SR: By creating work at Self-Help Graphics and Modern Multiples [printing houses in Los Angeles], my work has become part of the serigraph tradition. The process of the technique, collaborating with the print shop to create layers of color that translate into an image, has an influence on the finished piece. For instance, the blend or “split fountain” I have in the background of Bee Pile is a traditional silkscreen/serigraph effect. The bees were created with a block printing technique, and then translated into the silkscreen medium.
JD: Can you reflect upon the role of icons in Latino/Chicano art? Who do you consider to be an icon? Are you yourself an icon of Latino or Chicano art?

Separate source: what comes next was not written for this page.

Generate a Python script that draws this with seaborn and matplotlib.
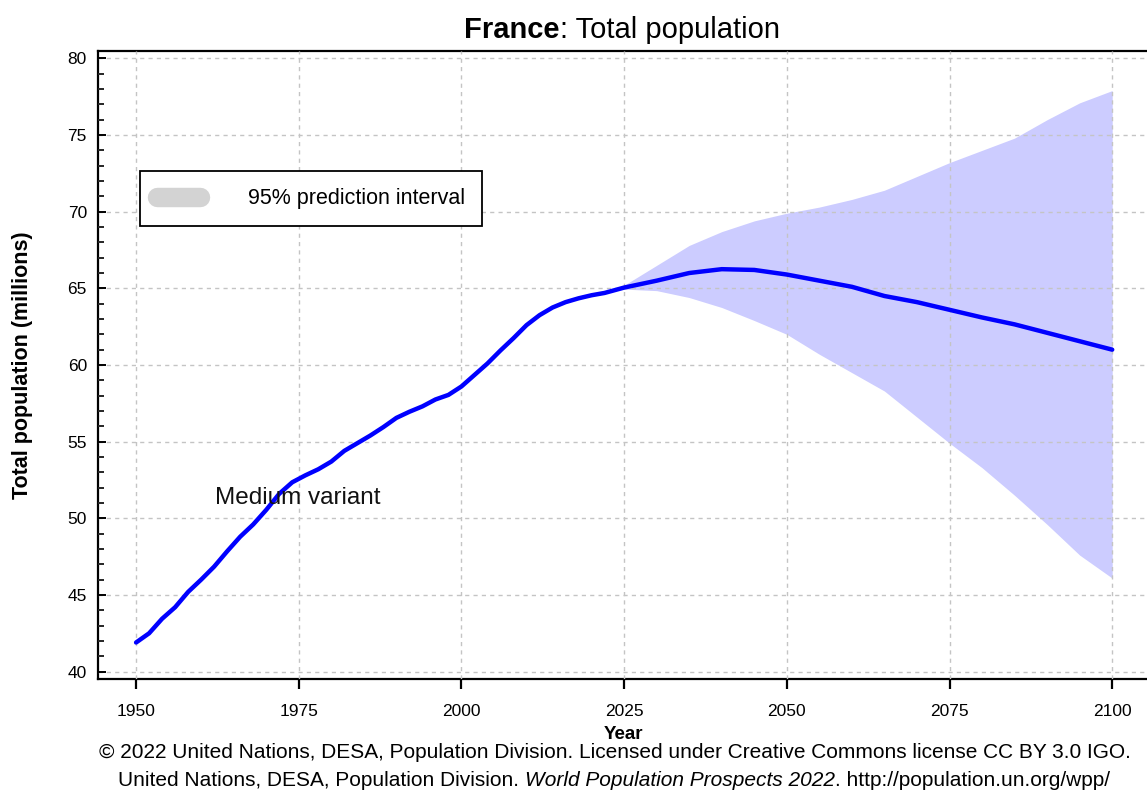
import pandas as pd
import matplotlib.pyplot as plt
import seaborn as sns
from matplotlib.lines import Line2D
from matplotlib.ticker import MultipleLocator

# --- data (millions) ---
years = [1950, 1952, 1954, 1956, 1958, 1960, 1962, 1964, 1966, 1968, 1970,
         1972, 1974, 1976, 1978, 1980, 1982, 1984, 1986, 1988, 1990, 1992,
         1994, 1996, 1998, 2000, 2002, 2004, 2006, 2008, 2010, 2012, 2014,
         2016, 2018, 2020, 2022, 2025, 2030, 2035, 2040, 2045, 2050, 2055,
         2060, 2065, 2070, 2075, 2080, 2085, 2090, 2095, 2100]
medium = [41.9, 42.5, 43.45, 44.2, 45.2, 46.0, 46.85, 47.85, 48.8, 49.6, 50.55,
          51.6, 52.35, 52.8, 53.2, 53.7, 54.4, 54.9, 55.4, 55.95, 56.55, 56.95,
          57.3, 57.75, 58.05, 58.6, 59.35, 60.1, 60.95, 61.75, 62.6, 63.25, 63.75,
          64.1, 64.35, 64.55, 64.7, 65.05, 65.5, 66.0, 66.25, 66.2, 65.9, 65.5,
          65.1, 64.5, 64.1, 63.6, 63.1, 62.65, 62.1, 61.55, 61.0]

band_years = [2022, 2025, 2030, 2035, 2040, 2045, 2050, 2055, 2060, 2065,
              2070, 2075, 2080, 2085, 2090, 2095, 2100]
band_low = [64.75, 64.95, 64.85, 64.4, 63.75, 62.9, 62.0, 60.7, 59.5, 58.3,
            56.6, 54.9, 53.3, 51.5, 49.6, 47.6, 46.1]
band_high = [64.8, 65.2, 66.5, 67.8, 68.7, 69.4, 69.9, 70.3, 70.8, 71.4,
             72.3, 73.2, 74.0, 74.8, 76.0, 77.1, 77.9]

x_ticks = [1950, 1975, 2000, 2025, 2050, 2075, 2100]
y_ticks = [40, 45, 50, 55, 60, 65, 70, 75, 80]

# --- style ---
sns.set_theme(style="white")
plt.rcParams['font.family'] = ['Liberation Sans', 'DejaVu Sans']
plt.rcParams['text.color'] = 'black'
plt.rcParams['axes.labelcolor'] = 'black'

fig = plt.figure(figsize=(11.47, 7.94), dpi=100)
ax = fig.add_axes([98 / 1147, (794 - 679.3) / 794, 1050 / 1147, 628.6 / 794])

# prediction band + medium variant
ax.fill_between(band_years, band_low, band_high, color='#CCCCFF', lw=0, zorder=1)
df = pd.DataFrame({'Year': years, 'Population': medium})
sns.lineplot(data=df, x='Year', y='Population', color='#0000FF', lw=3.2,
             ax=ax, zorder=3, solid_joinstyle='round', solid_capstyle='round')

ax.set_xlim(1944.15, 2105.5)
ax.set_ylim(39.5, 80.5)
ax.set_xticks(x_ticks)
ax.set_yticks(y_ticks)
ax.yaxis.set_minor_locator(MultipleLocator(1))

ax.tick_params(axis='y', which='major', direction='in', length=6, width=1.4,
               labelsize=12.5, pad=8, left=True, colors='black')
ax.tick_params(axis='y', which='minor', direction='in', length=4, width=1.4, left=True)
ax.tick_params(axis='x', which='major', direction='out', length=7, width=1.6,
               labelsize=12.5, pad=11, bottom=True, colors='black')

ax.grid(True, which='major', color='#C4C4C4', linestyle=(0, (3, 3)), lw=1)
ax.set_axisbelow(False)

for side in ['left', 'bottom', 'top']:
    ax.spines[side].set_color('black')
    ax.spines[side].set_linewidth(1.6)
ax.spines['right'].set_visible(False)

ax.set_xlabel('Year', fontsize=13.5, fontweight='bold')
ax.xaxis.set_label_coords(0.5, -0.074)
ax.set_ylabel('Total population (millions)', fontsize=15.5, fontweight='bold')
ax.yaxis.set_label_coords(-0.062, 0.5)

ax.text(1962.2, 51.3, 'Medium variant', fontsize=17.5, va='center', ha='left', color='#111111')

# legend with a rounded grey swatch
handle = Line2D([0], [0], color='#D3D3D3', lw=14, solid_capstyle='round')
leg = ax.legend([handle], ['95% prediction interval'], loc='upper left',
                bbox_to_anchor=((140 - 98) / 1050, (679.3 - 171) / 628.6),
                borderaxespad=0, fontsize=15.5, handlelength=2.0, handletextpad=2.2,
                borderpad=0.8, fancybox=False, framealpha=1)
leg.get_frame().set_edgecolor('black')
leg.get_frame().set_linewidth(1.3)

# title: bold country name followed by plain text
t_a = fig.text(463 / 1147, 1 - 38 / 794, 'France', ha='left', va='baseline',
               fontsize=21, fontweight='bold')
title_rest = ax.annotate(': Total population', xy=(1, 0), xycoords=t_a, ha='left', va='bottom',
                         fontsize=21, annotation_clip=False)

# credits
fig.text(615 / 1147, 1 - 752 / 794,
         '\u00a9 2022 United Nations, DESA, Population Division. '
         'Licensed under Creative Commons license CC BY 3.0 IGO.',
         ha='center', va='center', fontsize=15)
c1 = fig.text(117 / 1147, 1 - 786 / 794, 'United Nations, DESA, Population Division. ',
              ha='left', va='baseline', fontsize=15)
c2 = ax.annotate('World Population Prospects 2022', xy=(1, 0), xycoords=c1,
                 ha='left', va='bottom', fontsize=15, style='italic', annotation_clip=False)
c3 = ax.annotate('. http://population.un.org/wpp/', xy=(1, 0), xycoords=c2,
                 ha='left', va='bottom', fontsize=15, annotation_clip=False)

# centre the chained pieces
fig.canvas.draw()
r = fig.canvas.get_renderer()
for first, last, centre in [(t_a, title_rest, 622), (c1, c3, 614)]:
    b0 = first.get_window_extent(r)
    b1 = last.get_window_extent(r)
    width = b1.x1 - b0.x0
    x, y = first.get_position()
    first.set_position(((centre - width / 2) / 1147, y))

plt.savefig('out.png', dpi=100, facecolor='white')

SR: Popular cultural icons bring people together, creating a feeling of community and commonality. By using a popular icon is one’s artwork, you have automatic access to a wealth of emotion and history. On the negative side, these commonly used images can flatten or create caricatures out of the culture. I think it’s important to assess the origins and meanings that are associated with the images before you decide to use them in your artwork.
JD: What are the biggest challenges facing artists today? What do you feel is the best way to meet such challenges?
SR: I think the biggest challenge to being an artist is facing your own fears and carving out your own artistic path and career. There is no one way to live as an artist.
JD: What was the most fulfilling or unexpected aspect of your experience as a part of Estampas de la raza?
SR: Being part of Estampas de la raza opened the door for me to both the Latino community and the art community in San Antonio (I’m based in Los Angeles). The artists from the show have created follow-up exhibitions between Los Angeles and San Antonio, creating a cultural interchange. I hope to do the same in North Carolina.